THE Scottish Greens have selected a candidate to contest the Glasgow South constituency for the first time, The National can reveal.
Holly Bruce, the party’s councillor for Langside, is set to go up against Equalities Minister Kaukab Stewart for the key seat.
With boundary changes set to redraw the seat for the Holyrood 2026 election, Bruce told The National the Greens see the seat as an “opportunity for new blood to represent the community”.
Bruce won her Langside ward seat on first preference votes, beating SNP council leader Susan Aitken in 2022.
And now, with Nicola Sturgeon standing down, Bruce said that while the former first minister has “done quite a good job” as constituency MSP, she is offering a more radical candidacy.
“I know that people really value what she [Sturgeon] has represented in politics for quite some time.
“What we're offering is something more left, more radical, more grassroots, and that is with a community representative.
“As a local councilor, I can provide that as the MSP. I think it is about that kind of locally based grassroots engagement, I think is needed for that area.
“That's what people have been saying to us on the doors as well.”
Recent polling, conducted by Find Out Now for The National, led polling guru John Curtice to predict that the Scottish Greens could return a record-breaking 18 MSPs at the election.
Bruce hailed the poll as “amazing”, but credited “long-term, sustained grassroots campaigning” from the party as finally coming to fruition.
“People are not seeing us as a wasted vote anymore,” she said. “We're real contenders and we can win this Southside seat. We can, absolutely.”
Bruce added that while she is confident, with the election not until May next year, she’s approaching the campaign as a “marathon, not a sprint”.
She said: “It’s going to take a lot of campaigning to even get elected and to be that first constituency MSP, so that's my first point of action.
“Also, I've been a locally based councilor for so long, I really want to make sure that folk are involved in Parliament's processes, but bringing kind of innovative and more radical policies to Parliament.”
The Greens returned a record eight MSPs at the last Holyrood election 2021, with the party standing then-co leader Patrick Harvie in Glasgow’s West End, ultimately losing the seat to Equalities Minister Stewart. Historically, the Greens have only had elected MSPs in Holyrood through the regional list.
Asked why she believes Glasgow South could be a breakthrough for the party at constituency level, Bruce said: “There's been really good gains from the Greens within the council over the years.
“Within the southside we now have five of our councilors in the area, and we've really built a good basis of community within core areas on the south side.
“I suppose the new south side seat has got new boundaries, it encompasses the whole of my ward, and it also encompasses a lot of areas where Green voters are and they care about Green issues.”
“Also we know that Nicola Sturgeon is standing down, and there's a real opportunity there for new blood, and for them to really represent the community.
“And as a local councillor, obviously, I'm very much part of the community.
“I’m a well-kent face, I can’t go through Queens Park without someone stopping me.”

Bruce has championed feminist town planning during her time as a Glasgow councillor, and says those are the kinds of policies she would seek to bring to the Holyrood chamber.
Glasgow City Council became the first in the UK to back a feminist town-planning strategy in 2022 , after a motion put forward by Bruce was backed by a majority of councillors.
She added: “A big passion of mine is child poverty and reducing child poverty.
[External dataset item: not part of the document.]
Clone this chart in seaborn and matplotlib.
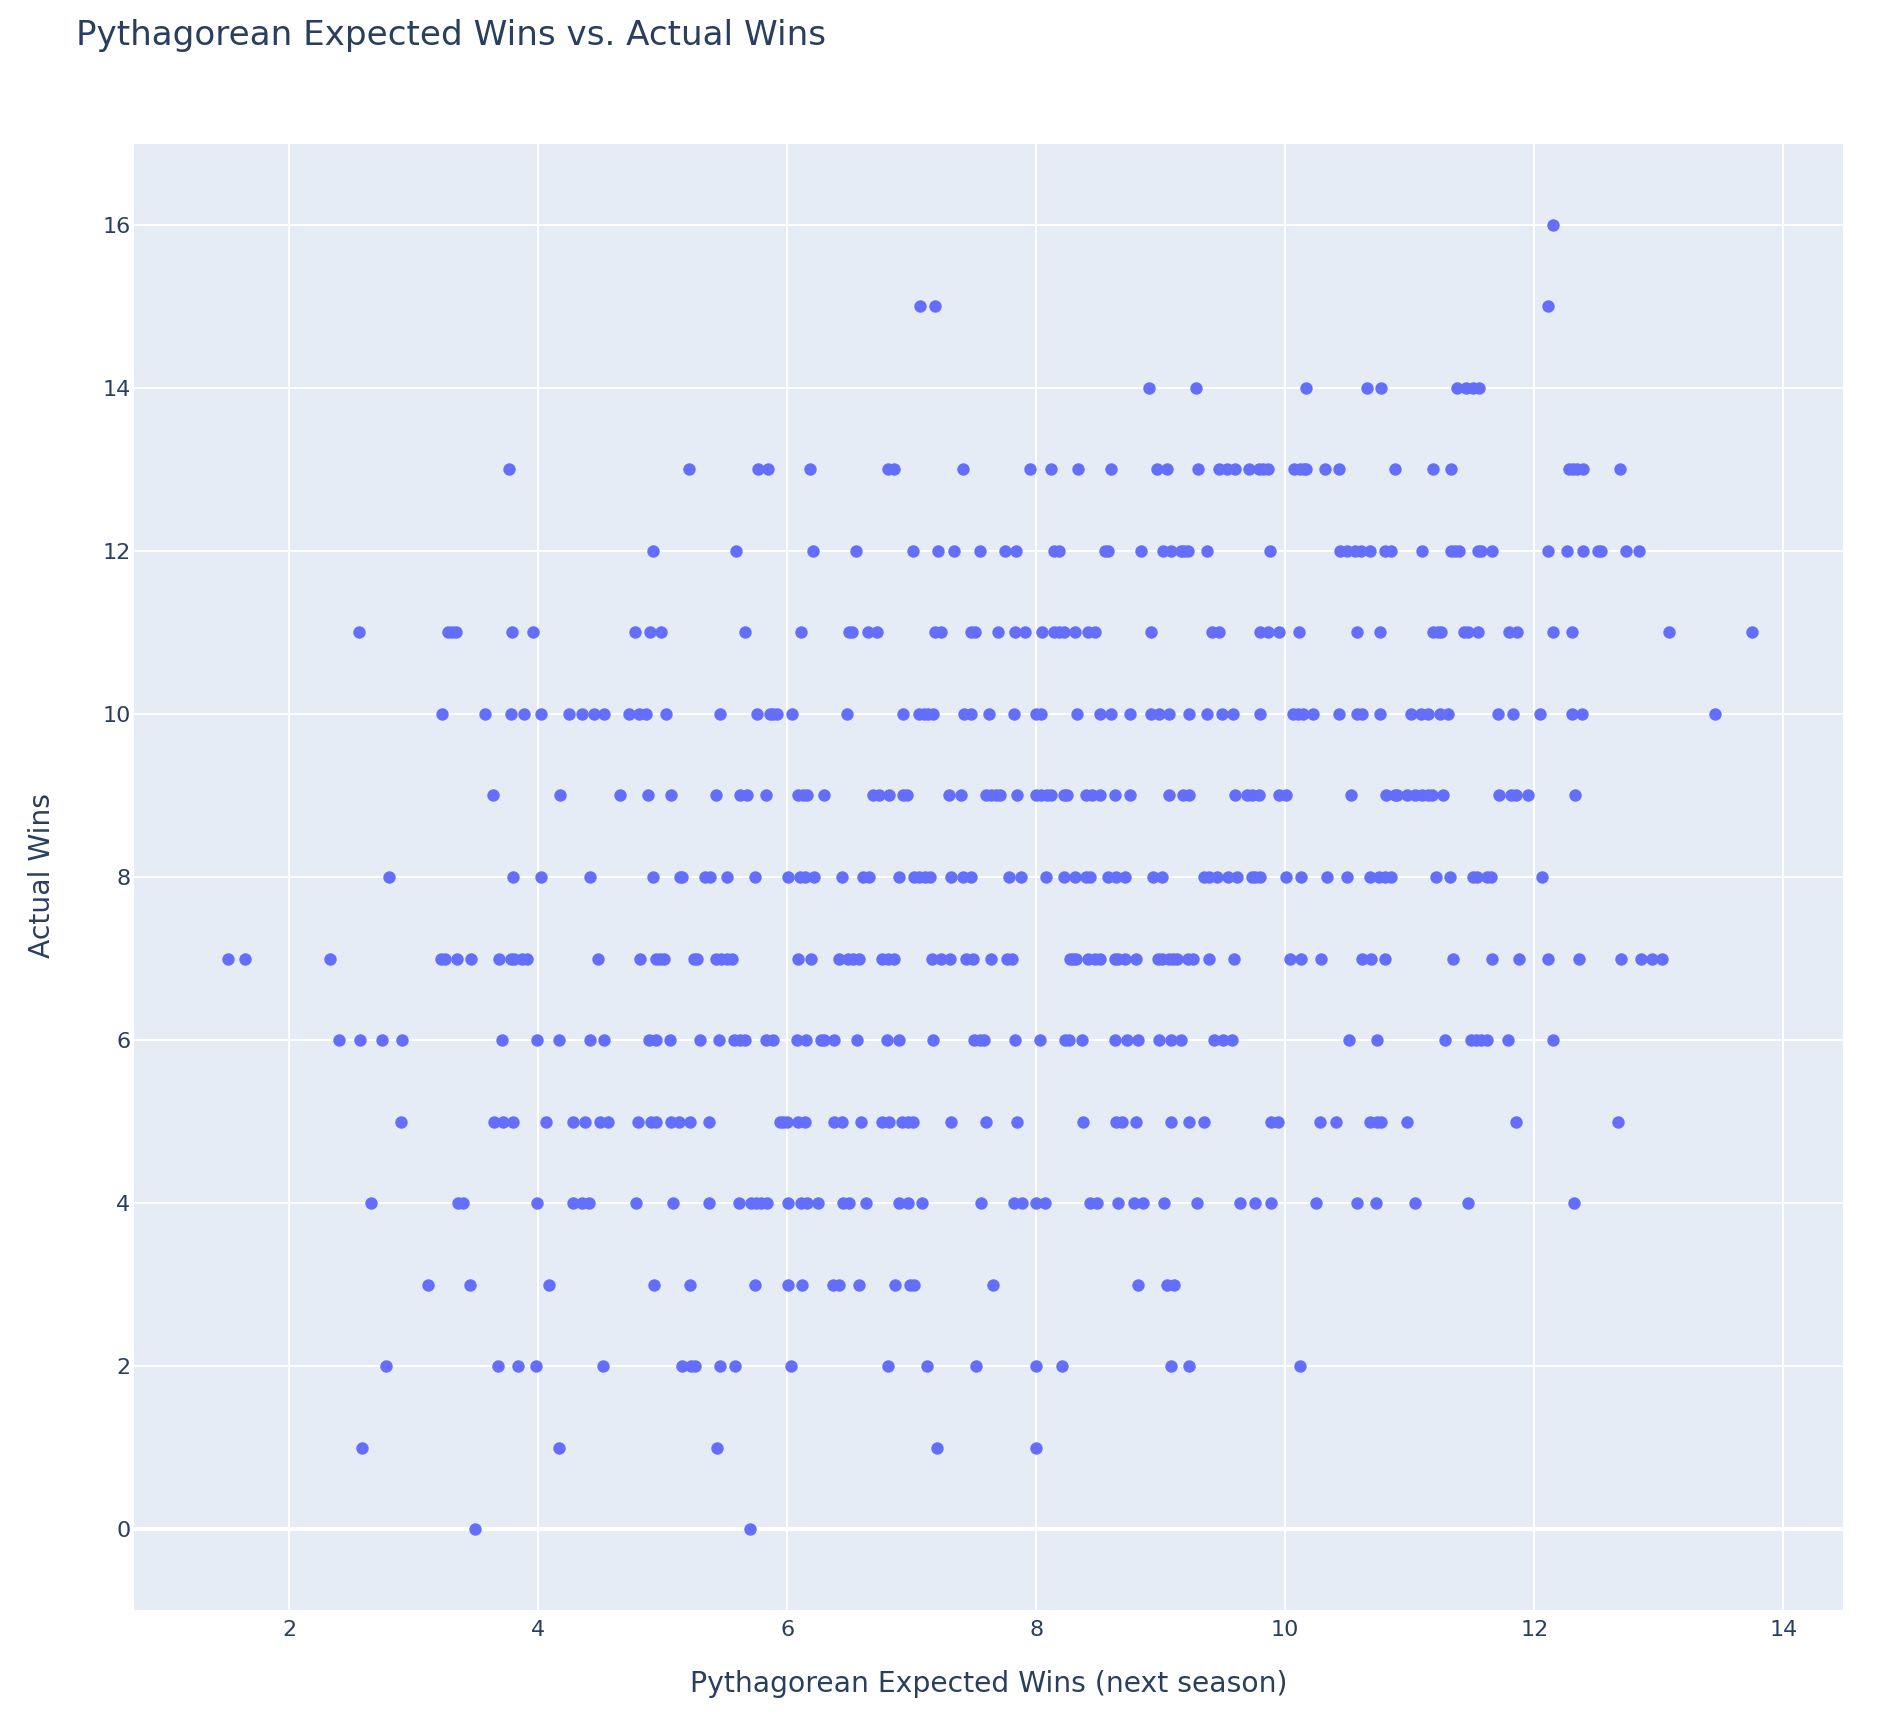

I think obviously the SNP have done a good job of that with the help from the Greens, with Scottish Child Payment, with scrapping the school meal debt, but I think we need to go beyond the kind of plaster sticking poverty measures.
“I think we really need to go into the root cause and the radical cause, and one of the things that needs to be improved is better childcare provision.”
Bruce argues that childcare isn’t just a feminist issue but also a “poverty and economy issue as well”.
She said: “I think if we were to get a better handle on what child care provision is available, that would do wonders for not only the economy, but for women's mobility and also child development as well.
“I think from a poverty angle, I think we really need to start looking at how our childcare system operates in Scotland.”
Bruce added: “I think childcare is one of those things that encompasses all the Green values that we have that are to have a fair society, a greener society, and one where people can be fulfilled, mobile and empowered.”